Lenders can further reduce risk by monitoring the loan’s performance after closing. That includes regularly checking the borrower’s credit score, monitoring the property value, and ensuring that the borrower is making timely payments. Automated checks can reduce labor costs and the risk of error by monitoring accounts for anomalies such as repeated missed payments and changes in a borrower’s credit score so that steps can be taken to prevent default.
Many aspects of the ongoing service of a loan can also be automated, such as validating payments, maintaining account health, flagging exceptions, and generating records. Automated monitoring and tracking ensure that borrowers make timely payments. Specialized compliance software ensures that loans meet legal and regulatory standards to reduce the risk of fines and penalties.
By automating the process of collecting and analyzing data, lenders can apply modifications specific to the borrower’s financial situation.
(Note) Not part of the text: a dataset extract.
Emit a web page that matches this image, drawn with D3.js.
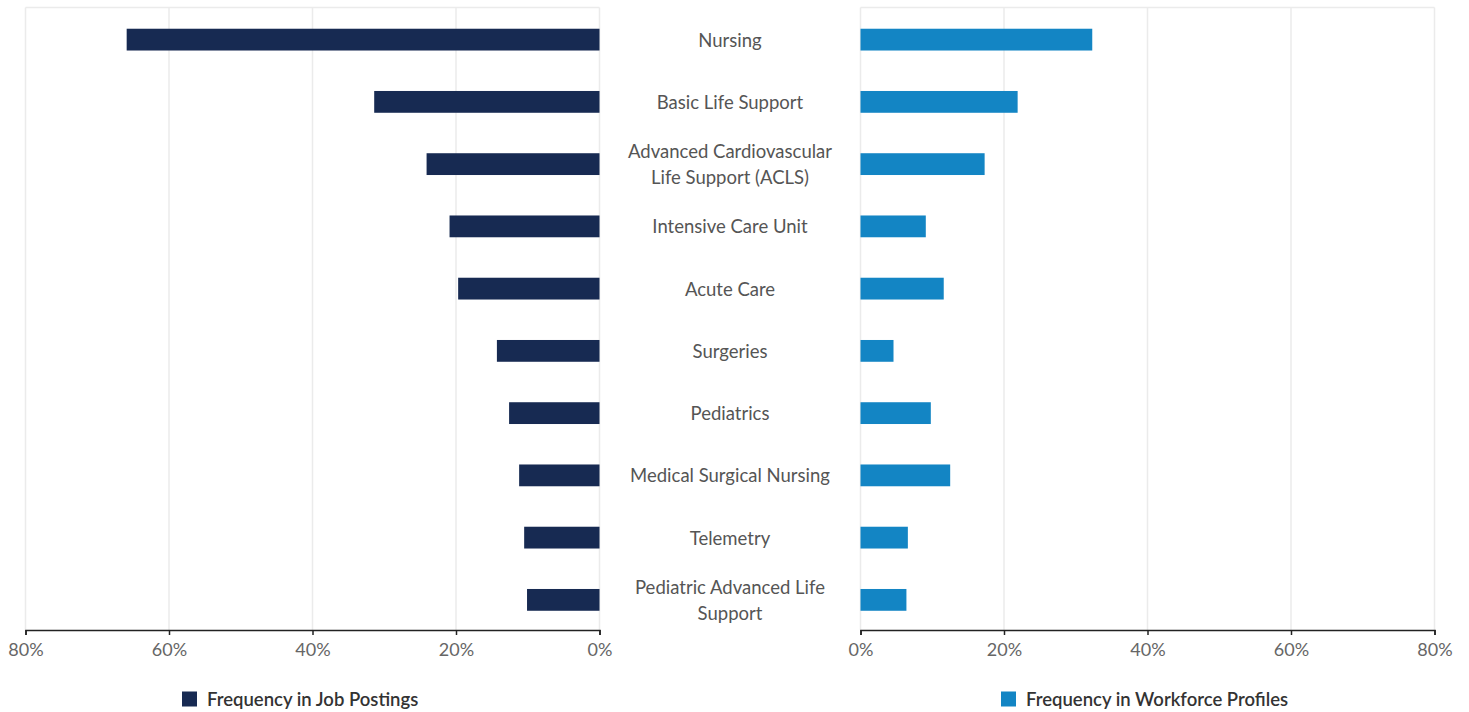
<!DOCTYPE html>
<html>
<head>
<meta charset="utf-8">
<script src="https://cdn.jsdelivr.net/npm/d3@7"></script>
<style>
  html, body { margin: 0; padding: 0; background: #fff; }
  svg { display: block; font-family: Lato, "Open Sans", sans-serif; }
</style>
</head>
<body>
<svg id="chart" width="1469" height="712"></svg>
<script>
// Skills compared: share of job postings vs share of workforce profiles
const categories = [
  "Nursing",
  "Basic Life Support",
  "Advanced Cardiovascular Life Support (ACLS)",
  "Intensive Care Unit",
  "Acute Care",
  "Surgeries",
  "Pediatrics",
  "Medical Surgical Nursing",
  "Telemetry",
  "Pediatric Advanced Life Support"
];
// Two-line wrapping used for the long labels
const labelLines = [
  ["Nursing"],
  ["Basic Life Support"],
  ["Advanced Cardiovascular", "Life Support (ACLS)"],
  ["Intensive Care Unit"],
  ["Acute Care"],
  ["Surgeries"],
  ["Pediatrics"],
  ["Medical Surgical Nursing"],
  ["Telemetry"],
  ["Pediatric Advanced Life", "Support"]
];
const jobPostings = [65.9, 31.4, 24.1, 20.9, 19.7, 14.3, 12.6, 11.2, 10.5, 10.1];
const workforceProfiles = [32.3, 21.9, 17.3, 9.1, 11.6, 4.6, 9.8, 12.5, 6.6, 6.4];
const tickValues = [0, 20, 40, 60, 80];
const seriesNames = ["Frequency in Job Postings", "Frequency in Workforce Profiles"];

const colorJobs = "#172a52";
const colorProfiles = "#1385c4";
const gridColor = "#ebebeb";

const svg = d3.select("#chart");

const plotTop = 7.5, plotBottom = 630;
const y = d3.scaleBand()
  .domain(categories)
  .range([plotTop + 1, plotBottom + 1])
  .paddingInner(0.65)
  .paddingOuter(0.325);

const xLeft = d3.scaleLinear().domain([0, 80]).range([599.5, 25.5]);
const xRight = d3.scaleLinear().domain([0, 80]).range([860.5, 1434.5]);

function drawPanel(x, values, color, side) {
  const g = svg.append("g");
  const [r0, r1] = x.range();
  const xmin = Math.min(r0, r1), xmax = Math.max(r0, r1);

  // vertical grid lines
  g.selectAll("line.grid")
    .data(tickValues)
    .join("line")
    .attr("class", "grid")
    .attr("x1", d => x(d))
    .attr("x2", d => x(d))
    .attr("y1", plotTop)
    .attr("y2", plotBottom)
    .attr("stroke", gridColor)
    .attr("stroke-width", 1.5);
  // top frame line
  g.append("line")
    .attr("x1", xmin).attr("x2", xmax)
    .attr("y1", plotTop).attr("y2", plotTop)
    .attr("stroke", gridColor)
    .attr("stroke-width", 1.5);

  // bars
  g.selectAll("rect.bar")
    .data(values)
    .join("rect")
    .attr("class", "bar")
    .attr("x", d => side === "left" ? x(d) : x(0))
    .attr("width", d => Math.abs(x(d) - x(0)))
    .attr("y", (d, i) => y(categories[i]))
    .attr("height", y.bandwidth())
    .attr("fill", color);

  // bottom axis
  const axis = d3.axisBottom(x)
    .tickValues(tickValues)
    .tickFormat(d => d + "%")
    .tickSizeInner(5)
    .tickSizeOuter(5)
    .tickPadding(8);
  const ag = svg.append("g")
    .attr("transform", `translate(0,${plotBottom})`)
    .call(axis);
  ag.select(".domain").attr("stroke", "#222").attr("stroke-width", 1.5);
  ag.selectAll(".tick line").attr("stroke", "#222").attr("stroke-width", 1.5);
  ag.selectAll(".tick text")
    .attr("fill", "#666")
    .style("font-family", "Lato, sans-serif")
    .style("font-size", "18px");
}

drawPanel(xLeft, jobPostings, colorJobs, "left");
drawPanel(xRight, workforceProfiles, colorProfiles, "right");

// category labels in the centre column
const labelX = (xLeft(0) + xRight(0)) / 2;
const lineH = 26;
const labels = svg.append("g")
  .attr("font-size", "18.5px")
  .attr("fill", "#555")
  .attr("text-anchor", "middle");
labels.selectAll("text")
  .data(categories)
  .join("text")
  .attr("x", labelX)
  .attr("y", d => y(d) + y.bandwidth() / 2)
  .each(function (d, i) {
    const lines = labelLines[i];
    const t = d3.select(this);
    const offset = -(lines.length - 1) * lineH / 2;
    lines.forEach((ln, k) => {
      t.append("tspan")
        .attr("x", labelX)
        .attr("dy", k === 0 ? offset : lineH)
        .attr("dominant-baseline", "central")
        .text(ln);
    });
  });

// legend
const legendItems = [
  { name: seriesNames[0], color: colorJobs, x: 182 },
  { name: seriesNames[1], color: colorProfiles, x: 1001 }
];
const lg = svg.append("g");
legendItems.forEach(it => {
  lg.append("rect")
    .attr("x", it.x).attr("y", 691.5)
    .attr("width", 15).attr("height", 15)
    .attr("fill", it.color);
  lg.append("text")
    .attr("x", it.x + 25).attr("y", 699)
    .attr("dominant-baseline", "central")
    .attr("font-size", "18.5px")
    .attr("font-weight", 600)
    .attr("fill", "#333")
    .text(it.name);
});
</script>
</body>
</html>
That not only saves time and cost but enhances borrower satisfaction.
Artificial intelligence has generated intense interest in the mortgage industry because of the technology’s potential to automate decisions that currently require expensive human judgment as well as to attend to details that people easily overlook.
For example, errors are a major cause of delays in loan processing. The average error rate for manual data entry can range from 1% to 5%, but that figure can be higher if the tax is complex or the data is confusing. Error rates are even higher for tasks that require complex decision-making or interpretation. In comparison, automated data entry technologies like robotic process automation (RPA) are as low as 0.1%.
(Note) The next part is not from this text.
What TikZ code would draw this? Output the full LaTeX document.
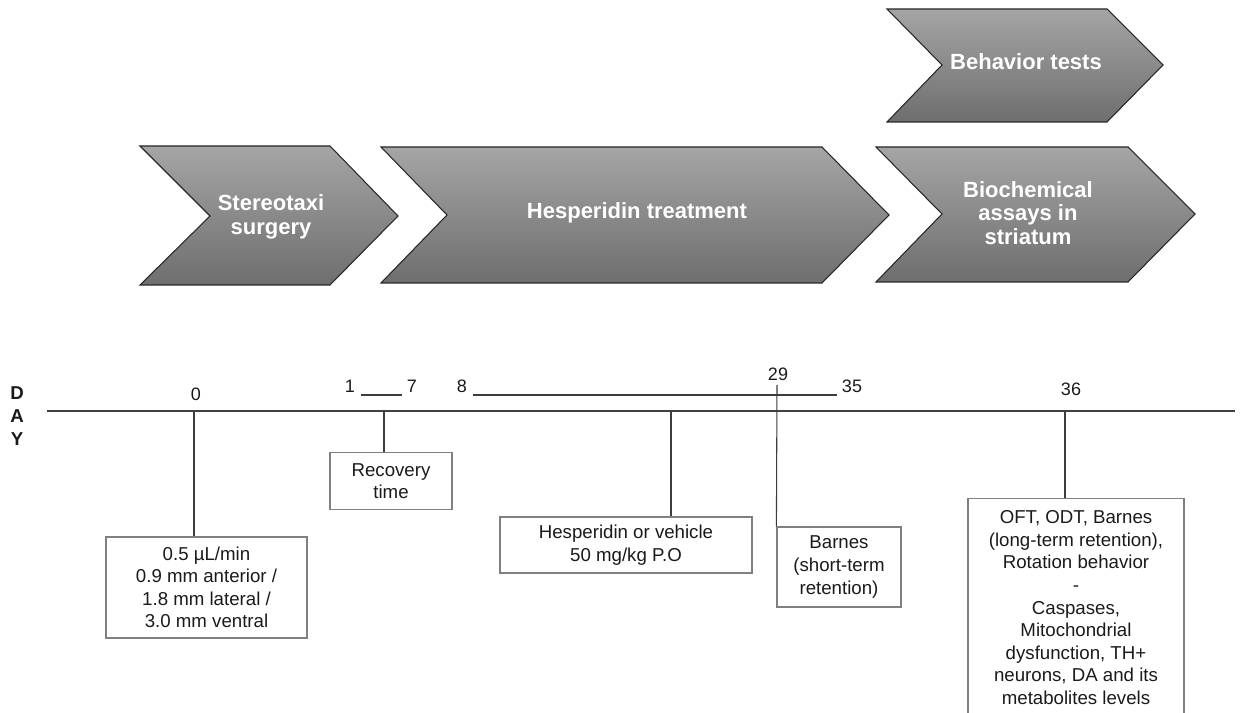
\documentclass[tikz,border=0pt]{standalone}
\usepackage{fontspec}
\setmainfont{Liberation Sans}
\definecolor{chevtop}{RGB}{165,165,165}
\definecolor{chevmid}{RGB}{135,135,135}
\definecolor{chevbot}{RGB}{110,110,110}
\definecolor{chevedge}{RGB}{40,40,40}
\definecolor{boxedge}{RGB}{128,128,128}
\definecolor{txt}{RGB}{26,26,26}
\definecolor{axiscol}{RGB}{64,64,64}
\begin{document}
\begin{tikzpicture}[x=0.75pt,y=-0.75pt,
  chev/.style={draw=chevedge, line width=0.8pt, top color=chevtop, middle color=chevmid, bottom color=chevbot, line join=miter},
  chevtext/.style={text=white, font=\fontsize{16.5}{17.5}\selectfont\bfseries, align=center, inner sep=0pt},
  infobox/.style={draw=boxedge, line width=0.9pt, text=txt, font=\fontsize{14}{16.9}\selectfont, align=center, inner sep=0pt},
  daylbl/.style={text=txt, font=\fontsize{13.5}{16}\selectfont, inner sep=0pt},
  axisline/.style={draw=axiscol, line width=1pt},
  link/.style={draw=txt!85, line width=0.8pt},
]
\useasboundingbox (0,0) rectangle (1240,713);

% chevrons
\path[chev] (140,146) -- (330,146) -- (398,216) -- (330,285) -- (140,285) -- (210,216) -- cycle;
\node[chevtext] (cs) at (271,217) {Stereotaxi\\surgery};
\path[chev] (381,147) -- (822,147) -- (889,215) -- (822,283) -- (381,283) -- (447,215) -- cycle;
\node[chevtext] (ch) at (637,213) {Hesperidin treatment};
\path[chev] (876,147) -- (1128,147) -- (1195,214) -- (1128,282) -- (876,282) -- (942,214) -- cycle;
\node[chevtext] (cb) at (1028,213) {Biochemical\\assays in\\striatum};
\path[chev] (887,9) -- (1107,9) -- (1163,65) -- (1107,122) -- (887,122) -- (942,65) -- cycle;
\node[chevtext] (cbt) at (1026,62) {Behavior tests};

% axis
\coordinate (axL) at (47,411);
\coordinate (axR) at (1235,411);
\draw[axisline] (axL) -- (axR);
\node[text=txt, font=\fontsize{14}{17}\selectfont\bfseries, align=center, inner sep=0pt] (day) at (17,416) {D\\A\\Y};

% day labels
\node[daylbl] (n0) at (196,394) {0};
\node[daylbl] (n1) at (350,386) {1};
\node[daylbl] (n7) at (412,386) {7};
\node[daylbl] (n8) at (462,386) {8};
\node[daylbl] (n35) at (852,386) {35};
\node[daylbl] (n29) at (778,374) {29};
\node[daylbl] (n36) at (1071,389) {36};
\coordinate (r1a) at (361,395);
\coordinate (r1b) at (402,395);
\coordinate (r8a) at (473,395);
\coordinate (r8b) at (837,395);
\draw[link] (r1a) -- (r1b);
\draw[link] (r8a) -- (r8b);

% boxes
\node[infobox, minimum width=150.75pt, minimum height=75.75pt] (b0) at (206.5,587.5) {0.5 µL/min\\0.9 mm anterior /\\1.8 mm lateral /\\3.0 mm ventral};
\node[infobox, minimum width=91.5pt, minimum height=42.75pt] (brec) at (391,481) {Recovery\\time};
\node[infobox, minimum width=189pt, minimum height=42pt] (bhes) at (626,545) {Hesperidin or vehicle\\50 mg/kg P.O};
\node[infobox, minimum width=93pt, minimum height=60pt] (bbar) at (839,567) {Barnes\\(short-term\\retention)};
\node[infobox, minimum width=162pt, minimum height=163.5pt, anchor=north] (boft) at (1076,498) {OFT, ODT, Barnes\\(long-term retention),\\Rotation behavior\\-\\Caspases,\\Mitochondrial\\dysfunction, TH+\\neurons, DA and its\\metabolites levels};

% connectors
\coordinate (t0) at (194,411);
\coordinate (trec) at (384,411);
\coordinate (thes) at (671,411);
\coordinate (t29) at (777,385);
\coordinate (t36) at (1065,411);
\draw[link] (t0) -- (t0 |- b0.north);
\draw[link] (trec) -- (trec |- brec.north);
\draw[link] (thes) -- (thes |- bhes.north);
\draw[link] (t29) -- (bbar.north west);
\draw[link] (t36) -- (t36 |- boft.north);
\end{tikzpicture}
\end{document}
AI-powered underwriting systems can quickly and accurately assess a borrower’s creditworthiness, reducing the risk of errors and minimizing the likelihood of default. Lenders can use machine learning to pore over millions of credit records and identify high-risk borrowers according to factors that a human operator wouldn’t even consider.
AI can monitor loan performance and detect early warning signs of default, such as a change in spending patterns. Machine learning can even be applied to recommend proactive measures to address issues before they become serious problems.
In the paper- and human-intensive process of loan modification, AI can automate the collection and analysis of data within regulatory guidelines and can recommend a plan that’s customized to the borrower.
Applying technology to the post-mortgage closing process needn’t be a “big bang” scenario. For example, RPA is a type of software that can be programmed to imitate routine tasks such as transposing figures from a document to a spreadsheet. It’s fast to implement, relatively inexpensive, and is appropriate for many labor-intensive functions such as verifying the completion of checklist items or even post-closing audits. That reduces errors and frees up employees to work on more challenging tasks. Fannie Mae and Freddie Mac, which regulate most mortgage loans in the United States, both recommend the use of RPA.
Don’t overlook automation’s collateral influence on employee morale, an issue that has become more urgent during the post-COVID-19 “great resignation.” Some 85% of executives who responded to a 2021 International Data Corp. said that improved employee experience and higher employee engagement translate into better customer experience and higher revenues. Technologies that offload mundane tasks from employees contribute to improved job satisfaction, lower turnover, and higher productivity.
The mortgage post-closing process will never be entirely risk-free, but the judicious use of automation can make a complex and error-prone process a little easier on everyone.